Als «Stadtfahrer» in «20 Minuten»
Überall stolpert man über Metaphern aus der Welt der Schienen. Menschen hoffen auf die richtige Bahn einzuschwenken. Sie wollen die Weichen rechtzeitig stellen oder wenigstens auf Kurs bleiben. Als würde einem nicht schon der Alltag schwerwiegende Entscheidungen abverlangen. Jeans oder Manchesterhose?, muss ich mich beim Aufstehen fragen (wenn nicht die blaue Uniform bereitsteht). Und gerate ich im Coop unversehens vor das Konfitüren-Regal, habe ich aus 56 verschiedenen Sorten die Wahl, davon allein sechsmal Bitterorangen. Wie soll ich da wissen, was gut für mich ist?
Zum Glück gibt es das Tram. Da sind die Wege vorgegeben, die Schienen verlegt, der Verlauf der Tramlinien festgelegt. Was mir das Leben einfacher macht. Und gleichzeitig vermag ich, was Fragen der Entscheidungsfindung angeht, so etwas wie Routine zu entwickeln. Denn Entscheide zu fällen, das heisst die Weichen richtig zu stellen, ist in unserem Beruf zentral. Auf der Linie 3 zwischen Albisrieden und Klusplatz sind es zum Beispiel elf Weichen. In vier Stunden Dienst komme ich so auf über 80 Entscheidungen. Zwar hilft uns die Technik, fast alle Weichen werden automatisch gestellt. Dazu ein kleiner Exkurs für die Technophilen. Das mit der Weichensteuerung geht so: Jedes Tram sendet ein Signal aus. Die Weiche erkennt am Central, ob ein Tram der Linie 3 oder 15 einfährt, und stellt nach rechts oder links. In aller Regel. Es sei denn die Technik will nicht. Dann wird der falsche Weg vorgegeben. Für uns heisst das: sofort anhalten, aussteigen und von Hand, das heisst mit dem Weicheisen, die Metallzungen in die gewünschte Richtung umlegen.

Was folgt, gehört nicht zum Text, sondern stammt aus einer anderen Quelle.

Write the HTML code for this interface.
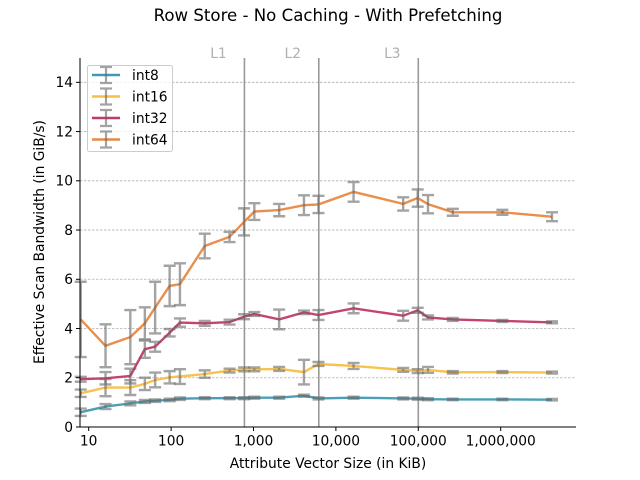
<!DOCTYPE html>
<html><head><meta charset="utf-8"><style>
body{margin:0;background:#fff;}
svg{display:block;font-family:"DejaVu Sans","Liberation Sans",sans-serif;}
</style></head><body>
<svg id="chart" width="640" height="480" viewBox="0 0 640 480">
<text x="328" y="21" font-size="16.6" text-anchor="middle" fill="#000">Row Store - No Caching - With Prefetching</text>
<g id="grid"></g><g id="cache"></g><g id="series"></g><g id="axes"></g>
<text x="328" y="468" font-size="13.8" text-anchor="middle">Attribute Vector Size (in KiB)</text>
<text transform="translate(44,242) rotate(-90)" font-size="13.8" text-anchor="middle">Effective Scan Bandwidth (in GiB/s)</text>
<g id="legend"></g>
</svg>
<script>
const sizes=[8,16,32,48,64,96,128,256,512,768,1024,2048,4096,6144,16384,65536,98304,131072,262144,1048576,4194304];
const int8=[0.6,0.83,0.96,1.04,1.07,1.1,1.15,1.17,1.17,1.17,1.19,1.19,1.27,1.16,1.19,1.16,1.15,1.13,1.12,1.12,1.11];
const int8Err=[0.15,0.1,0.08,0.06,0.05,0.05,0.05,0.04,0.04,0.04,0.04,0.04,0.04,0.04,0.04,0.04,0.04,0.04,0.03,0.03,0.03];
const int16=[1.37,1.6,1.6,1.75,1.91,2.02,2.05,2.15,2.29,2.34,2.34,2.36,2.23,2.56,2.48,2.32,2.27,2.32,2.22,2.23,2.21];
const int16Err=[0.15,0.35,0.3,0.25,0.3,0.25,0.3,0.15,0.08,0.08,0.08,0.08,0.5,0.08,0.12,0.08,0.08,0.12,0.05,0.04,0.04];
const int32=[1.94,1.98,2.07,3.16,3.26,3.83,4.24,4.21,4.26,4.48,4.59,4.37,4.66,4.55,4.82,4.52,4.74,4.45,4.37,4.31,4.25];
const int32Err=[0.1,0.25,0.3,0.35,0.2,0.15,0.17,0.1,0.1,0.1,0.08,0.4,0.07,0.2,0.2,0.2,0.1,0.08,0.06,0.04,0.04];
const int64=[4.37,3.3,3.65,4.21,4.85,5.73,5.8,7.35,7.72,8.33,8.75,8.81,9.01,9.04,9.55,9.06,9.3,9.05,8.72,8.72,8.54];
const int64Err=[1.53,0.87,1.1,0.65,1.05,0.82,0.85,0.5,0.21,0.55,0.34,0.25,0.4,0.35,0.4,0.27,0.35,0.37,0.14,0.1,0.18];
const yTicks=[0,2,4,6,8,10,12,14];
const xTicks=[10,100,1000,10000,100000,1000000];
const xTickLabels=["10","100","1,000","10,000","100,000","1,000,000"];
const cacheSizes=[776,6200,100000];
const cacheLabels=["L1","L2","L3"];
const NS="http://www.w3.org/2000/svg";
const L=80,R=576,T=58,B=427;
function xs(v){return 88.7+(Math.log10(v)-1)*82.4;}
function ys(v){return B-v*24.62;}
function mk(tag,attrs,parent){const e=document.createElementNS(NS,tag);for(const k in attrs)e.setAttribute(k,attrs[k]);parent.appendChild(e);return e;}
const grid=document.getElementById('grid'),axes=document.getElementById('axes'),cache=document.getElementById('cache'),ser=document.getElementById('series'),leg=document.getElementById('legend');
yTicks.forEach(t=>{
 if(t>0){const g=mk('line',{x1:L,x2:R,y1:ys(t),y2:ys(t),stroke:'#b0b0b0','stroke-width':0.8,'stroke-dasharray':'2.5,1.5'},grid);
 
 }
 const tk=mk('line',{x1:L-4,x2:L,y1:ys(t),y2:ys(t),stroke:'#000','stroke-width':1},axes);
 
 
 const tx=mk('text',{x:L-7,y:ys(t)+4.8,'font-size':13.8,'text-anchor':'end'},axes);tx.textContent=t;
 
 
});
xTicks.forEach((t,i)=>{
 const tk=mk('line',{x1:xs(t),x2:xs(t),y1:B,y2:B+4,stroke:'#000','stroke-width':1},axes);
 
 
 const tx=mk('text',{x:xs(t),y:B+18.5,'font-size':13.8,'text-anchor':'middle'},axes);tx.textContent=xTickLabels[i];
 
 
});
const sp1=mk('line',{x1:L,x2:L,y1:T,y2:B,stroke:'#000','stroke-width':1},axes);


const sp2=mk('line',{x1:L,x2:R,y1:B,y2:B,stroke:'#000','stroke-width':1},axes);


cacheSizes.forEach((c,i)=>{
 const ln=mk('line',{x1:xs(c),x2:xs(c),y1:T,y2:B,stroke:'#999','stroke-width':1.6},cache);
 
 
 const tx=mk('text',{x:xs(c)-26,y:58,'font-size':13.8,fill:'#b0b0b0','text-anchor':'middle'},cache);tx.textContent=cacheLabels[i];
 
 
});
const series=[["int8",int8,int8Err,"#3f9ab4"],["int16",int16,int16Err,"#f7bf45"],["int32",int32,int32Err,"#c03a69"],["int64",int64,int64Err,"#e98843"]];
series.forEach(([name,vals,errs,col],si)=>{
 const g=mk('g',{},ser);
 
 
 const pts=sizes.map((s,i)=>xs(s).toFixed(1)+','+ys(vals[i]).toFixed(1)).join(' ');
 const pl=mk('polyline',{points:pts,fill:'none',stroke:col,'stroke-width':2.4,opacity:0.95},g);
 
 
 sizes.forEach((s,i)=>{
  const x=xs(s),y1=ys(vals[i]+errs[i]),y2=ys(vals[i]-errs[i]);
  const eb=mk('path',{d:`M${x},${y1}V${y2}M${x-6},${y1}H${x+6}M${x-6},${y2}H${x+6}`,stroke:'#666','stroke-width':2.4,fill:'none',opacity:0.6},g);
  
  
 });
 const ly=75+si*21.5;
 const lg=mk('g',{},leg);
 
 
 mk('line',{x1:92,x2:120,y1:ly,y2:ly,stroke:col,'stroke-width':2.4},lg);
 mk('path',{d:`M106,${ly-8}V${ly+8}M100,${ly-8}H112M100,${ly+8}H112`,stroke:'#666','stroke-width':2.2,opacity:0.6,fill:'none'},lg);
 const tx=mk('text',{x:132,y:ly+4.8,'font-size':13.8},lg);tx.textContent=name;
});
const box=mk('rect',{x:87.5,y:65.5,width:85,height:86,rx:2,fill:'#fff','fill-opacity':0.8,stroke:'#ccc'},leg);
leg.insertBefore(box,leg.firstChild);
</script>
</body></html>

Wer nicht aufpasst und rechtzeitig anhält, fährt in die falsche Richtung. So peinlich es klingt: Das ist mir doch tatsächlich einmal selber passiert. Irgendwie, ich fuhr zur Stosszeit mit der Linie 3 ins Central, musste ich mit den Gedanken weit weg gewesen sein, da zeigte die Weiche 69 (alle haben eine Nummer, von 1 bis 399) plötzlich nach links zur ETH hoch. Dabei fährt die Linie 3 nach rechts zum Kunsthaus. Ich hatte zu spät reagiert und war einen Meter zu weit gefahren. Theoretisch hätte ich zurückfahren und die Weiche von Hand richtig stellen können. Aber die Leitstelle, der ich den Vorfall meldete, entschied anders. Ich sollte in die falsche Richtung weiterfahren. Immerhin war man rücksichtsvoll genug, den Fahrgästen die kurze Umleitung umgehend mit einer „Weichenstörung“ zu erklären. Und so fuhr ich dann eine Zusatzschleife über die ETH und Kantonsschule, um beim Kunsthaus wieder auf die richtige Strecke einzubiegen.
Das Schlimmste, das einem auf einer Weiche passieren kann, habe ich zum Glück noch nie erlebt: dass das Tram entgleist. Zeigt eine Weiche weder in die eine noch in die andere Richtung, weil etwa eine Petflasche oder ein Champagnerkorken verklemmt ist, dann droht das Tram aus den Schienen zu geraten. So wie im richtigen Leben: Wer sich an einem Punkt gar nicht entscheiden kann, etwa zwischen zwei Stellen oder zwei Menschen, riskiert aus der Bahn geworfen zu werden. Deshalb sage ich mir, lieber einmal falsch entscheiden als gar nicht. Früher oder später kommt man meist wieder auf den richtigen Weg. Zumindest mit dem Tram.